What to work on: Drop the images; return everything else in the listing below exactly.

-*-*-

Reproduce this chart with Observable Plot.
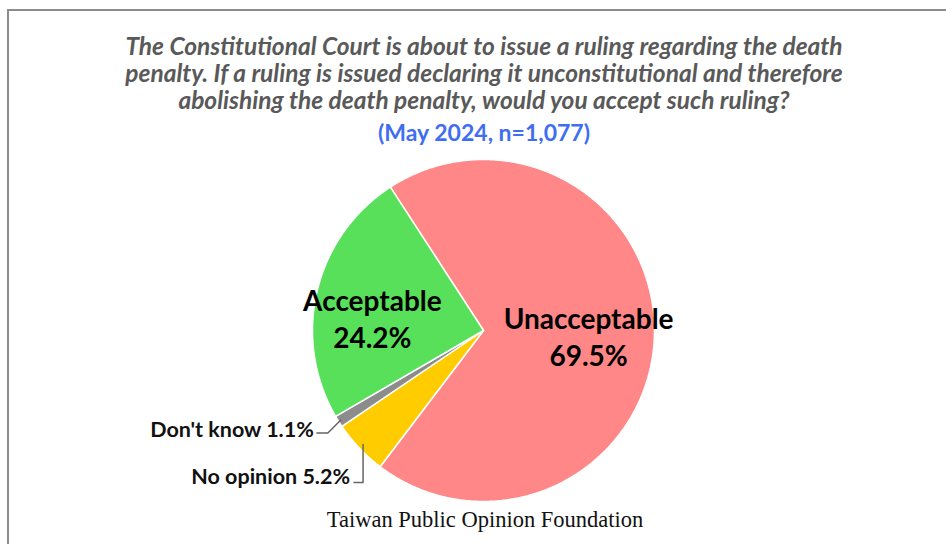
<!DOCTYPE html>
<html><head><meta charset="utf-8">
<script src="https://cdn.jsdelivr.net/npm/d3@7"></script>
<script src="https://cdn.jsdelivr.net/npm/@observablehq/plot@0.6"></script>
<style>
html,body{margin:0;padding:0;background:#fff;}
#wrap{position:relative;width:946px;height:544px;overflow:hidden;background:#fff;}
#frame{position:absolute;left:7px;top:9px;width:960px;height:560px;border-top:2px solid #8c8c8c;border-left:2px solid #8c8c8c;}
#chart{position:absolute;left:0;top:0;}
#title{position:absolute;left:0;top:32px;width:968px;text-align:center;font-family:Lato,sans-serif;font-style:italic;font-weight:bold;font-size:24.5px;line-height:27px;color:#595959;}
#subtitle{position:absolute;left:0;top:119px;width:968px;text-align:center;font-family:Lato,sans-serif;font-weight:bold;font-size:23px;line-height:27px;color:#3f6ef0;}
#footer{position:absolute;left:0;top:507px;width:970px;text-align:center;font-family:"Liberation Serif",serif;font-size:22.5px;color:#111;}
</style></head>
<body>
<div id="wrap">
  <div id="frame"></div>
  <div id="chart"></div>
  <div id="title">The Constitutional Court is about to issue a ruling regarding the death<br>penalty. If a ruling is issued declaring it unconstitutional and therefore<br>abolishing the death penalty, would you accept such ruling?</div>
  <div id="subtitle">(May 2024, n=1,077)</div>
  <div id="footer">Taiwan Public Opinion Foundation</div>
</div>
<script>
// ---- data ----
const categories = ["Unacceptable", "No opinion", "Don't know", "Acceptable"];
const values = [69.5, 5.2, 1.1, 24.2];
const sliceColors = ["#ff8787", "#ffcc00", "#8c8c8c", "#58e05a"];
const startAngle = -33; // degrees, clockwise from 12 o'clock

// ---- layout (pixels) ----
const W = 946, H = 544, R = 171, CX = 483, CY = 330;
const px = d => d / R; // pixels -> pie units

// ---- slices ----
const total = d3.sum(values);
let acc = startAngle;
const slices = categories.map((c, i) => {
  const a0 = acc, a1 = acc + values[i] / total * 360;
  acc = a1;
  return {c, v: values[i], a0, a1, mid: (a0 + a1) / 2};
});
const rad = a => a * Math.PI / 180;
const polar = (a, r) => ({x: r * Math.sin(rad(a)), y: r * Math.cos(rad(a))});

const pts = [];
for (const s of slices) {
  pts.push({c: s.c, x: 0, y: 0});
  const n = Math.max(2, Math.ceil((s.a1 - s.a0) / 0.5));
  for (let k = 0; k <= n; k++) {
    const p = polar(s.a0 + (s.a1 - s.a0) * k / n, 1);
    pts.push({c: s.c, x: p.x, y: p.y});
  }
}

// inside labels
const inside = {"Acceptable": {r: 0.65, dx: -3, dy: 13}, "Unacceptable": {r: 0.615, dx: 0, dy: 1}};
const insideLabels = slices.filter(s => inside[s.c]).map(s => {
  const o = inside[s.c], p = polar(s.mid, o.r);
  return {x: p.x + px(o.dx), y: p.y - px(o.dy), text: `${s.c}\n${s.v.toFixed(1)}%`};
});

// outside labels with leader lines
const leaders = [];
const outsideLabels = [];
{
  const s = slices.find(d => d.c === "Don't know");
  const p = polar(s.mid, 0.985);
  const pA = {x: p.x + px(-13), y: p.y - px(13)};
  const pB = {x: pA.x + px(-11), y: pA.y};
  [p, pA, pB].forEach(q => leaders.push({c: s.c, ...q}));
  outsideLabels.push({x: pB.x - px(3), y: pB.y + px(3), text: `${s.c} ${s.v.toFixed(1)}%`});
}
{
  const s = slices.find(d => d.c === "No opinion");
  const p = polar(s.mid, 0.97);
  const pA = {x: p.x, y: p.y - px(38)};
  const pB = {x: pA.x - px(9), y: pA.y};
  [p, pA, pB].forEach(q => leaders.push({c: s.c, ...q}));
  outsideLabels.push({x: pB.x - px(4), y: pB.y + px(5), text: `${s.c} ${s.v.toFixed(1)}%`});
}

const chart = Plot.plot({
  width: W, height: H, margin: 0,
  style: {background: "transparent", overflow: "visible"},
  x: {domain: [-CX / R, (W - CX) / R], axis: null},
  y: {domain: [-(H - CY) / R, CY / R], axis: null},
  color: {domain: categories, range: sliceColors},
  marks: [
    Plot.line(pts, {x: "x", y: "y", z: "c", fill: "c", stroke: "white", strokeWidth: 1.5, curve: "linear-closed"}),
    Plot.line(leaders, {x: "x", y: "y", z: "c", stroke: "#666", strokeWidth: 1.5}),
    Plot.text(insideLabels, {x: "x", y: "y", text: "text", fontSize: 28, fontWeight: "bold", fill: "black", lineHeight: 1.33, fontFamily: "Lato, sans-serif"}),
    Plot.text(outsideLabels, {x: "x", y: "y", text: "text", textAnchor: "end", fontSize: 21.5, fontWeight: "bold", fill: "#111", fontFamily: "Lato, sans-serif"})
  ]
});
document.getElementById("chart").appendChild(chart);
</script>
</body></html>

-*-*-

Exercise result:
Reproduce this chart with Observable Plot.
<!DOCTYPE html>
<html><head><meta charset="utf-8">
<script src="https://cdn.jsdelivr.net/npm/d3@7"></script>
<script src="https://cdn.jsdelivr.net/npm/@observablehq/plot@0.6"></script>
<style>
html,body{margin:0;padding:0;background:#fff;}
#wrap{position:relative;width:946px;height:544px;overflow:hidden;background:#fff;}
#frame{position:absolute;left:7px;top:9px;width:960px;height:560px;border-top:2px solid #8c8c8c;border-left:2px solid #8c8c8c;}
#chart{position:absolute;left:0;top:0;}
#title{position:absolute;left:0;top:32px;width:968px;text-align:center;font-family:Lato,sans-serif;font-style:italic;font-weight:bold;font-size:24.5px;line-height:27px;color:#595959;}
#subtitle{position:absolute;left:0;top:119px;width:968px;text-align:center;font-family:Lato,sans-serif;font-weight:bold;font-size:23px;line-height:27px;color:#3f6ef0;}
#footer{position:absolute;left:0;top:507px;width:970px;text-align:center;font-family:"Liberation Serif",serif;font-size:22.5px;color:#111;}
</style></head>
<body>
<div id="wrap">
  <div id="frame"></div>
  <div id="chart"></div>
  <div id="title">The Constitutional Court is about to issue a ruling regarding the death<br>penalty. If a ruling is issued declaring it unconstitutional and therefore<br>abolishing the death penalty, would you accept such ruling?</div>
  <div id="subtitle">(May 2024, n=1,077)</div>
  <div id="footer">Taiwan Public Opinion Foundation</div>
</div>
<script>
// ---- data ----
const categories = ["Unacceptable", "No opinion", "Don't know", "Acceptable"];
const values = [69.5, 5.2, 1.1, 24.2];
const sliceColors = ["#ff8787", "#ffcc00", "#8c8c8c", "#58e05a"];
const startAngle = -33; // degrees, clockwise from 12 o'clock

// ---- layout (pixels) ----
const W = 946, H = 544, R = 171, CX = 483, CY = 330;
const px = d => d / R; // pixels -> pie units

// ---- slices ----
const total = d3.sum(values);
let acc = startAngle;
const slices = categories.map((c, i) => {
  const a0 = acc, a1 = acc + values[i] / total * 360;
  acc = a1;
  return {c, v: values[i], a0, a1, mid: (a0 + a1) / 2};
});
const rad = a => a * Math.PI / 180;
const polar = (a, r) => ({x: r * Math.sin(rad(a)), y: r * Math.cos(rad(a))});

const pts = [];
for (const s of slices) {
  pts.push({c: s.c, x: 0, y: 0});
  const n = Math.max(2, Math.ceil((s.a1 - s.a0) / 0.5));
  for (let k = 0; k <= n; k++) {
    const p = polar(s.a0 + (s.a1 - s.a0) * k / n, 1);
    pts.push({c: s.c, x: p.x, y: p.y});
  }
}

// inside labels
const inside = {"Acceptable": {r: 0.65, dx: -3, dy: 13}, "Unacceptable": {r: 0.615, dx: 0, dy: 1}};
const insideLabels = slices.filter(s => inside[s.c]).map(s => {
  const o = inside[s.c], p = polar(s.mid, o.r);
  return {x: p.x + px(o.dx), y: p.y - px(o.dy), text: `${s.c}\n${s.v.toFixed(1)}%`};
});

// outside labels with leader lines
const leaders = [];
const outsideLabels = [];
{
  const s = slices.find(d => d.c === "Don't know");
  const p = polar(s.mid, 0.985);
  const pA = {x: p.x + px(-13), y: p.y - px(13)};
  const pB = {x: pA.x + px(-11), y: pA.y};
  [p, pA, pB].forEach(q => leaders.push({c: s.c, ...q}));
  outsideLabels.push({x: pB.x - px(3), y: pB.y + px(3), text: `${s.c} ${s.v.toFixed(1)}%`});
}
{
  const s = slices.find(d => d.c === "No opinion");
  const p = polar(s.mid, 0.97);
  const pA = {x: p.x, y: p.y - px(38)};
  const pB = {x: pA.x - px(9), y: pA.y};
  [p, pA, pB].forEach(q => leaders.push({c: s.c, ...q}));
  outsideLabels.push({x: pB.x - px(4), y: pB.y + px(5), text: `${s.c} ${s.v.toFixed(1)}%`});
}

const chart = Plot.plot({
  width: W, height: H, margin: 0,
  style: {background: "transparent", overflow: "visible"},
  x: {domain: [-CX / R, (W - CX) / R], axis: null},
  y: {domain: [-(H - CY) / R, CY / R], axis: null},
  color: {domain: categories, range: sliceColors},
  marks: [
    Plot.line(pts, {x: "x", y: "y", z: "c", fill: "c", stroke: "white", strokeWidth: 1.5, curve: "linear-closed"}),
    Plot.line(leaders, {x: "x", y: "y", z: "c", stroke: "#666", strokeWidth: 1.5}),
    Plot.text(insideLabels, {x: "x", y: "y", text: "text", fontSize: 28, fontWeight: "bold", fill: "black", lineHeight: 1.33, fontFamily: "Lato, sans-serif"}),
    Plot.text(outsideLabels, {x: "x", y: "y", text: "text", textAnchor: "end", fontSize: 21.5, fontWeight: "bold", fill: "#111", fontFamily: "Lato, sans-serif"})
  ]
});
document.getElementById("chart").appendChild(chart);
</script>
</body></html>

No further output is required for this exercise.